Bereits bei einer Geothermie-Tagung kürzlich in Pullach hatte Aiwanger Forderungen nach Landesmitteln für eine Fündigkeitsversicherung bei der Tiefenbohrung zurückgewiesen. Dabei hatte es bis 2013 einen entsprechenden Haushaltstitel im Entwurf zur Abdeckung der Risiken von Fehlbohrungen aus Erdwärme gegeben, der dann aber gestrichen wurde. Das bayerische Wirtschaftsministerium verweist auf die in diesem September in Kraft getretene Bundesförderung für effiziente Wärmenetze (BEW), die seismische Untersuchungen von Geothermie-Bohrungen, Wärmezentralen und Wärmenetzen bis hin zu Wärmeverteilleitungen unterstütze. "Zugleich enthält die BEW eine 40-prozentige Risikoabsicherung, da im Fall nicht fündiger Bohrungen kein Zuschuss zurückgefordert wird", schreibt Aiwangers Haus auf die Anfrage der Grünen. Es sei abzuwarten, ob noch Wirtschaftlichkeits- beziehungsweise Förderlücken bestünden.

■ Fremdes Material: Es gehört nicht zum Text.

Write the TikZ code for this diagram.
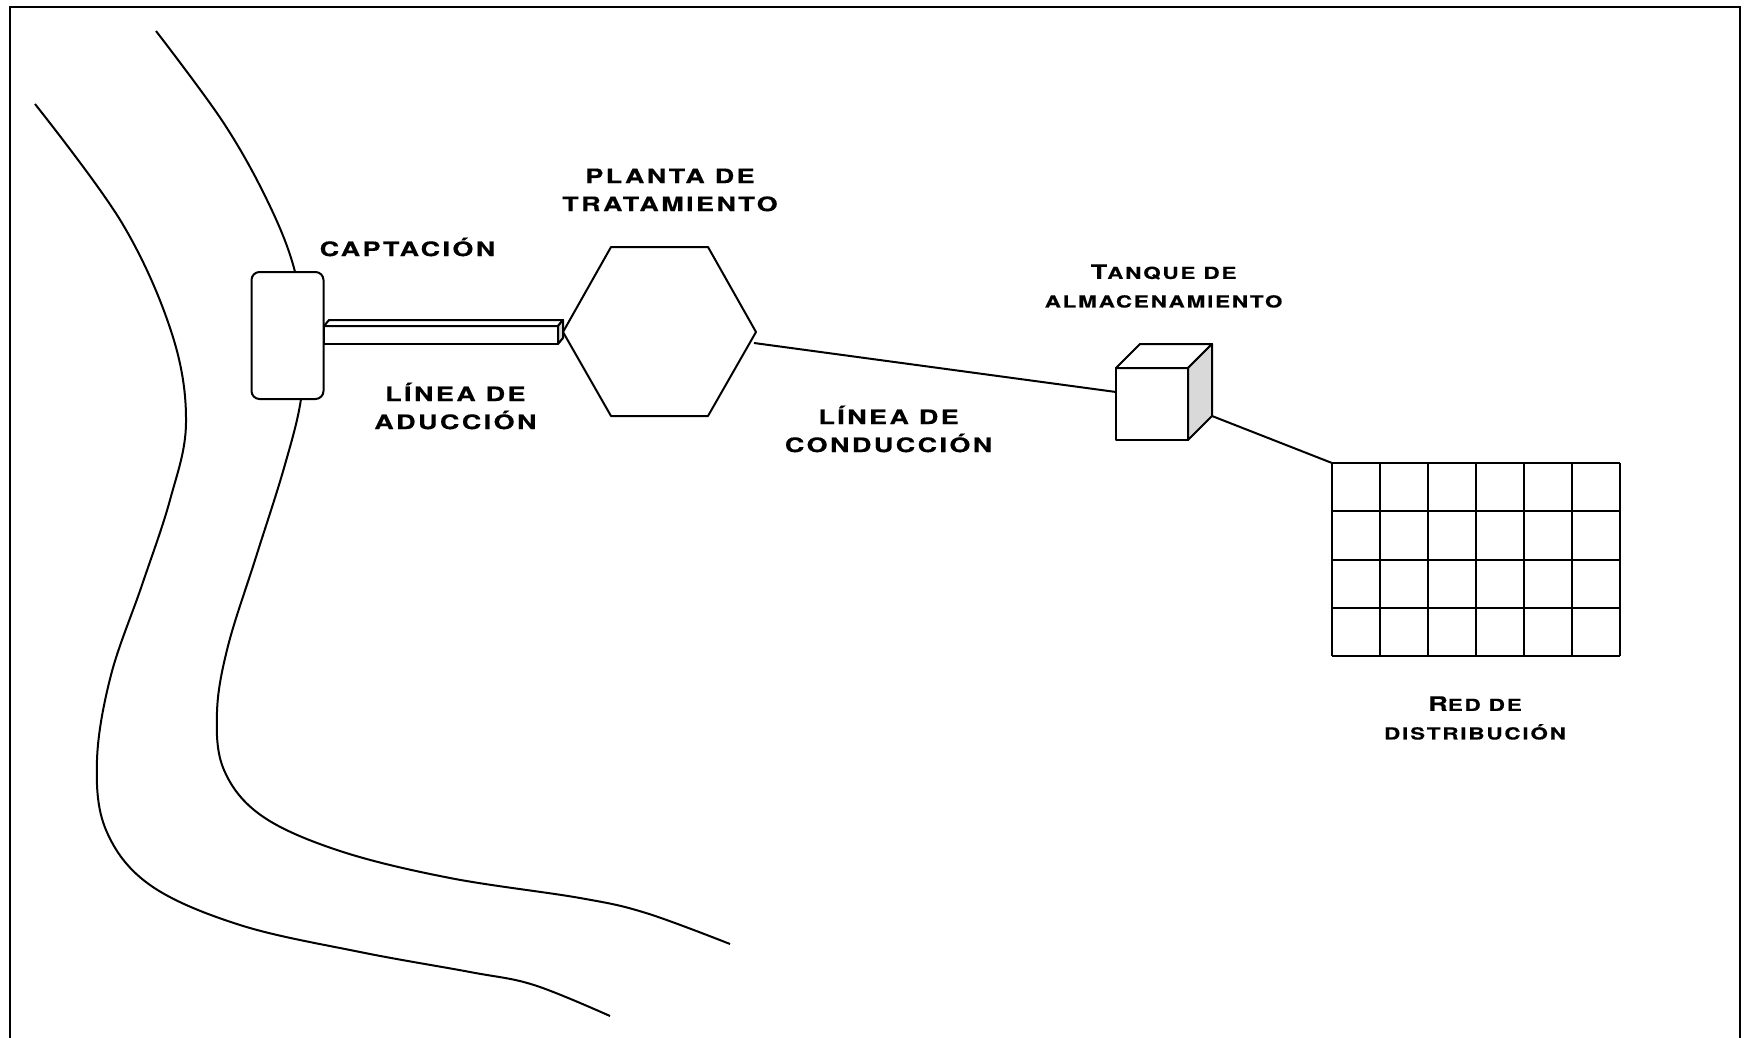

Eine Risikoabsicherung sei in der Region München entbehrlich, heißt es aus dem Ministerium

Die Grünen-Abgeordnete Köhler bezeichnet diese Antwort schlichtweg als "falsch". Die 40 Prozent seien keine Garantie und sie würden am Anfang eines Projektes berechnet. "Es können auch nur 20 Prozent sein, weil etwa ein Geothermie-Projekt gegenüber Alternativen gut dastehe. Wenn sich dann nach Bohrung keine Fündigkeit einstelle, würde es trotz Fehlschlags bei 20 Prozent bleiben und nicht auf 40 Prozent erhöht werden. "Als echte Versicherung taugt dieses Modell in der aktuellen BEW-Fassung nicht", findet Köhler.

Das Wirtschaftsministerium hält zudem den Geothermie-Atlas für ausreichend, um Tiefengeothermie-Bohrungen ohne zu große Risiken durchzuführen. "Eine Risikoabsicherung in dieser Region ist daher entbehrlich", heißt es in der Antwort. Schließlich solle auch vermieden werden, dass durch staatliche Risikoabsicherungen private Angebote aus dem Markt gedrängt werden oder Kommunen beziehungsweise Investoren "zu riskanten Bohrexperimenten ermuntert werden". Köhler findet diese Haltung bezeichnend, "wenn nicht ignorant". Schließlich seien Bohrungen immer mit Risiko verbunden, daher gebe es auch zahlreiche Voruntersuchungen, bevor gebohrt werden.

"Die Staatsregierung tut so, als ob Kommunen einfach mal wild los graben. Das Risiko ist unter anderem die Wassertemperatur, die eben nicht genau vorhergesagt werden kann", so die Grünen-Abgeordnete. Die Bohrung bei einem privaten Spezialisten zu versichern, koste etwa 30 Prozent und versichere auch nicht das volle Risiko. Geothermie-Projekte leisten könnten sich daher weiterhin nur reichere Gemeinden, kritisiert Köhler.